Use Bugzilla for reporting Estonian FST bugs!

Võro fst

The fst is working much better on nouns than on the verbs at the moment.
Last months Sulev has expanded and corrected yaml tests of verbs. Most of the tests are done. Sulev will continue with this.
At the end of last year we tried to find errors of fst using a genereted noun forms' table generated by Jack. Sulev corrected some noun types and gave feedback to Jack. This work stopped because Jack was too busy. We need to continue with this soon.

Yaml status

Verbs, gt-norm: gt-norm fst(s): PASSES: 2156 / FAILS: 1206 / TOTAL: 3362
Nouns, gt-norm: gt-norm fst(s): PASSES: 5470 / FAILS: 2099 / TOTAL: 7569
Adjectives, gt-norm fst(s): PASSES: 328 / FAILS: 8 / TOTAL: 336

Oahpa

Võro Oahpa

testing.oahpa.no/voro

Võro Oahpa database has been regenerated this morning, using the newest fst and the newest Oahpa lexicon.
Sulev has got some feedback on Võro Oahpa from some Tarto/Võro colleagues: numbers and lexicon are very good but morfology part makes still too much mistakes (fst is still weak). An idea on this: maybe we should add temporary warnings that Morfa parts don't work good enough yet, so that users won't be surprised about the rubbish generated there.
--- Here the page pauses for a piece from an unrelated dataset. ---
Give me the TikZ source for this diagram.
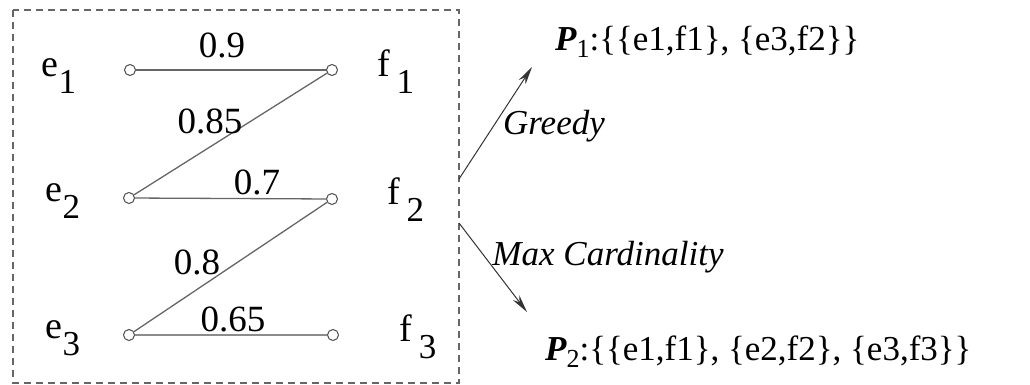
\documentclass[tikz,border=0pt]{standalone}
\usepackage{fontspec}
\setmainfont{Liberation Serif}
\usetikzlibrary{arrows.meta}
\begin{document}
\begin{tikzpicture}[x=1pt,y=-1pt,
  every node/.style={font=\fontsize{35}{40}\selectfont, inner sep=0pt},
  vtx/.style={circle,draw=black!70,fill=white,line width=1pt,minimum size=11pt,inner sep=0pt},
  edge/.style={draw=black!60,line width=1.3pt},
  wlab/.style={font=\fontsize{37}{42}\selectfont},
  vlab/.style={font=\fontsize{38}{42}\selectfont},
  arr/.style={draw=black!80,line width=1pt,-{Stealth[length=18pt,width=8pt]}}]
\newcommand{\vsub}[1]{\raisebox{-0.45em}{\fontsize{35}{40}\selectfont #1}}
\useasboundingbox (0,0) rectangle (1030,385);
\draw[black!60,line width=1.2pt,dash pattern=on 7pt off 5pt] (13,10) rectangle (459,383);
% vertices
\node[vtx] (v1) at (130,70) {};
\node[vtx] (v2) at (129,198) {};
\node[vtx] (v3) at (129,335) {};
\node[vtx] (u1) at (332,70) {};
\node[vtx] (u2) at (332,199) {};
\node[vtx] (u3) at (333,335) {};
% labels
\node[vlab] (le1) at (59,76) {e\vsub{1}};
\node[vlab] (le2) at (63,201) {e\vsub{2}};
\node[vlab] (le3) at (63,338) {e\vsub{3}};
\node[vlab] (lf1) at (396,72) {f\,\vsub{1}};
\node[vlab] (lf2) at (406,200) {f\,\vsub{2}};
\node[vlab] (lf3) at (418,337) {f\,\vsub{3}};
% edges
\draw[edge] (v1) -- (u1);
\draw[edge] (u1) -- (v2);
\draw[edge] (v2) -- (u2);
\draw[edge] (u2) -- (v3);
\draw[draw=black!45,line width=2pt] (v3) -- (u3);
% weights
\node[wlab] (w1) at (222,45) {0.9};
\node[wlab] (w2) at (210,121) {0.85};
\node[wlab] (w3) at (257,182) {0.7};
\node[wlab] (w4) at (197,262) {0.8};
\node[wlab] (w5) at (233,319) {0.65};
% arrows
\coordinate (a1s) at (459,179);
\coordinate (a1e) at (532,67);
\coordinate (a2s) at (459,223);
\coordinate (a2e) at (527,312);
\draw[arr] (a1s) -- (a1e);
\draw[arr] (a2s) -- (a2e);
\node (g) at (554,126) {\itshape Greedy};
\node (mc) at (608,257) {\itshape Max Cardinality};
\node[anchor=west] (p1) at (555,42) {{\bfseries\itshape P}\raisebox{-0.2em}{\fontsize{26}{30}\selectfont 1}:\{\{e1,f1\}, \{e3,f2\}\}};
\node[anchor=west] (p2) at (545,352) {{\bfseries\itshape P}\raisebox{-0.2em}{\fontsize{26}{30}\selectfont 2}:\{\{e1,f1\}, \{e2,f2\}, \{e3,f3\}\}};
\end{tikzpicture}
\end{document}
But Leksa and Numra games are already brilliant!
Sulev has completed the word lists for some semantic classes (food and drink) in order to get more variation in the Morfa-C exercises. Heli has added these words into the Oahpa lexicon together with the translations to 7 languages. These words are included in the online version already, although not all them are available in Morfa-C yet (words that are not in lexc).

Estonian Oahpa

testing.oahpa.no/eesti

Things fixed:

Generation of forms of the words that have homonyms in singular nominative (e.g. sokk, koor, kokk, tikk).
Removed repetitions from the same exercise set in Morfa-S/C.
Leksa: Added more translations to Swedish, now e.g. for all verbs.

No contact with teachers during last months.

MT

fin-est

Compounding:

Works for H-J, for Tiina for twopart, not threepart compounds, for Trond not at all.

  
Maria haluaa näyttelijäksi tai oopperalaulajaksi.
Marit tahab näitlejaks või ooper lauljaks.

Correct: Marit tahab saada näitlejaks või ooperilauljaks.

Issues:

Wrong case (nominative vs genitive) ooperi lauljaks - transfer rules? Sometimes also drop some letters in some cases as 'teisendamisreeglid'.
Single word: ooperlauljaks (incorrect)
tahab _saada_ (kelleks)?

echo sopimusluostari|apertium -d. fin-est

fin disambiguation

Worked on morphological disambiguation of Finnish based on textbook, 1/3 % is missing from 100% recall currently. Would like to continue tuning on converted Turku treebank. There was a plan to make a translation of that, is it progressing? It would be very useful, also for training for MT.

New parallel resource ready: 1700 sentences from Turku Dependency Treebank translated to Estonian. We should also annotate them for morphology and dependency structure but haven't done anything yet. No need for annotating the Estonian part.

Tiina has been working on textbook text disambiguation, things are progressing. This goes not into the langs/fin/src/syntax, but into a separate place (?).

sme-fin and fin-sme

fin-sme

Implementation not done, awaiting better fin results.

sme-fin

Work has been done.

Forward: subgroup meetings CG, MT next week.

Long-term goals

The project runs until April 2017, so there is a bit more than one year to go. We need to compare the current status to the expected outcome of the project.

Heiki will send around the documents:

the initial project application
the annual report of 2014
the annual report of 2015

Samest report due March 1

Submitted by Heiki-Jaan! Credits and thanks.

Next meeting

Friday 4 March 9.00 Norwegian time (10.00 Estonian time)